The second time he emerged, he emerged looking more agitated than ever. I had overheard tales of tantrums, of threats of suicide. Of last, great, desperate plans to break the Soviet blockade and flee. It was all an act. I knew what he planned to do. The Apple had a way with the minds of men. All he had to do was make a sacrificial lamb, and he was free to escape to the hearts of his organization.
But the children did not know that. Those young men who despite their age, fought for their country did not know why they were truly there. They fought for this madman, who valued their lives as less worthy than his dog. And soon it was clear what they brought him up for. He went to each of them. Spoke his words, his lies. And he gave them the reward for defending Germany, defending him in the final hour. … They deserved so much more. What had they done to be tarred with his brush, with his organization, with his recognition? They wanted to protect their country. They were scared. Terrified. But no matter. It was then I saw it.
Gripped in his left hand. Obscured from the others, but casting its silent parlour over them. The Apple.
This confirmation gave me all the hope I needed. It was a hope that gave me strength, and sustained me for ten more days. And at last, I got what I had waited so long for.
He walked out of the building, having killed a man in his place. I do not know who died for him. They never identified him, and his corpse was burned. Even the dog had died. Truly, the man had no ties left to this world.
He thought that it meant he could return to his organization, a hero, and never be seen by the public eye again.
But he didn't know of the demon in the rafters, red eyes set on its human prey. No, not human. He would have seen a devil like himself. And devils deserved no mercy.
I like to think that he sensed me coming. I like to think that his mind had time to process the thought that his deeds were finally coming back to haunt him. That they returned at this moment to strike him down at this instant of triumph. The Apple would have warned him I told myself. But it did not. One moment I was on the roof. The next, the demon fell to the ground, his life ebbing from the wound to his back as I withdrew the Hidden Blade.
My face was obscured. I'd like to think he would have recognized me. Known what he did to me. I knew he did not. But I cradled his head regardless as he passed from this life.
'So… so close… I nearly… had it all…' His voice grows faint, the anger and charisma that had won him so much all but useless to him now.
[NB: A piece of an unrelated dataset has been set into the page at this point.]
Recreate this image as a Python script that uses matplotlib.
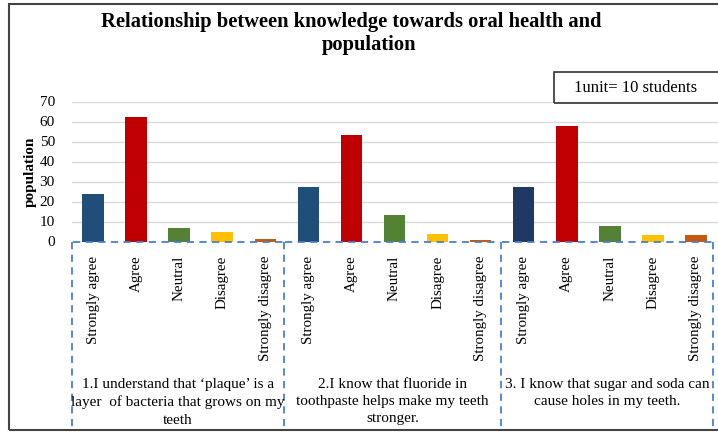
import numpy as np
import matplotlib
matplotlib.use("Agg")
import matplotlib.pyplot as plt
import matplotlib.transforms as mtransforms
from matplotlib.patches import Rectangle

# Survey responses (population, 1 unit = 10 students)
responses = ["Strongly agree", "Agree", "Neutral", "Disagree", "Strongly disagree"]
statements = [
    "1.I understand that \u2018plaque\u2019 is a\nlayer  of bacteria that grows on my\nteeth",
    "2.I know that fluoride in\ntoothpaste helps make my teeth\nstronger.",
    "3. I know that sugar and soda can\ncause holes in my teeth.",
]
plaque = [24, 62.5, 7, 5, 1.5]
fluoride = [27.5, 53.5, 13.5, 4, 1]
sugar = [27.5, 58, 8, 3.5, 3.5]

palette = ["#1F4E79", "#C00000", "#548235", "#FFC000", "#C55A11"]

plt.rcParams["font.family"] = ["Liberation Serif", "DejaVu Serif"]

fig = plt.figure(figsize=(7.18, 4.32), dpi=100)
ax = fig.add_axes([71.5 / 718, 1 - 241.5 / 432, 646 / 718, 140 / 432])

values = plaque + fluoride + sugar
labels = responses * 3
colors = palette * 3
colors[10] = "#203864"  # darker navy for the last group
x = np.arange(len(values))

ax.bar(x, values, width=0.5, color=colors, zorder=2)

ax.set_xlim(-0.5, 14.5)
ax.set_ylim(0, 70)
ax.set_yticks(np.arange(0, 71, 10))
ax.set_xticks(x)
ax.set_xticklabels(labels, rotation=90, va="top", ha="center", fontsize=10.8)
ax.tick_params(axis="x", length=0, pad=10)
ax.tick_params(axis="y", length=0, pad=12, labelsize=11)
ax.yaxis.grid(True, color="#D9D9D9", linewidth=1, zorder=0)
for s in ax.spines.values():
    s.set_visible(False)

ax.set_ylabel("population", fontsize=11, fontweight="bold", labelpad=2)

# dashed boxes around each statement group
trans = mtransforms.blended_transform_factory(ax.transData, ax.transAxes)
edges = [-0.5, 4.43, 9.47, 14.4]
bottom = (241.5 - 431) / 140
dash = dict(color="#4A7FD0", linestyle=(0, (4, 3)), linewidth=1.3,
            transform=trans, clip_on=False, zorder=3)
for left, right in zip(edges[:-1], edges[1:]):
    ax.plot([left + 0.03, right - 0.03], [0, 0], **dash)
for edge in edges:
    ax.plot([edge, edge], [0, bottom], **dash)

# statement captions beneath the response labels
for i, text in enumerate(statements):
    ax.text((edges[i] + edges[i + 1]) / 2, (241.5 - 378) / 140, text, transform=trans,
            ha="center", va="top", fontsize=11, linespacing=1.42)

fig.text(351 / 718, 1 - 22 / 432, "Relationship between knowledge towards oral health and",
         ha="center", va="center", fontsize=14.8, fontweight="bold")
fig.text(369 / 718, 1 - 45 / 432, "population",
         ha="center", va="center", fontsize=14.8, fontweight="bold")

# unit note box
fig.text(636 / 718, 1 - 88 / 432, "1unit= 10 students", ha="center", va="center",
         fontsize=12)
fig.add_artist(Rectangle((554 / 718, 1 - 103 / 432), 170 / 718, 31 / 432,
                         transform=fig.transFigure, fill=False,
                         edgecolor="#333333", linewidth=1.2))

# outer frame
fig.add_artist(Rectangle((9 / 718, 2 / 432), 720 / 718, 426 / 432,
                         transform=fig.transFigure, fill=False,
                         edgecolor="#444444", linewidth=1.5))

fig.savefig("out.png", dpi=100)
'What you had, you had on the backs of millions, at the cost of a future you steered from its natural path. You had it with the deaths of my people, and many others. You had it through deception, and now you are stripped of it.'
He looks up at me as the light in his eyes grows faint. 'A… I… made sure. I made sure you could not come for me… I tried to find it… the last piece that your people held… I made sure there could be no Assassin from your ranks.'
I reached to his eyes, and closed them forever. 'Es gabnicht. Sie habenmich. Ruhe in Frieden.'(There was none. You created me. Rest in peace.)
It was finally done. Maybe… maybe now I could reclaim my life.
There came the sound of footsteps. The woman who had rescued me, gave me purpose again, came to me. She placed her hand on my shoulder.
I looked up at her.
'Nothing is true.' She said.
'… Everything is permitted.' And as we left, we returned to the darkness. For it is only there that we can see the light.
Depressing. Utterly so. But then again, if I had made this a wacky comedy, I imagine at least ninety percent of the world population would be breaking my kneecaps by morning.
The one line of actual German in this is very likely grammatically incorrect. It has been six years since the last time I studied German, and I'm afraid my linguistic skills are on the 'non-existent' category. I hope that future ones will be slightly more cheery than this, but you take what you can get.
The incidents contained within Subject 16's Glyphs makes for interesting inspiration indeed.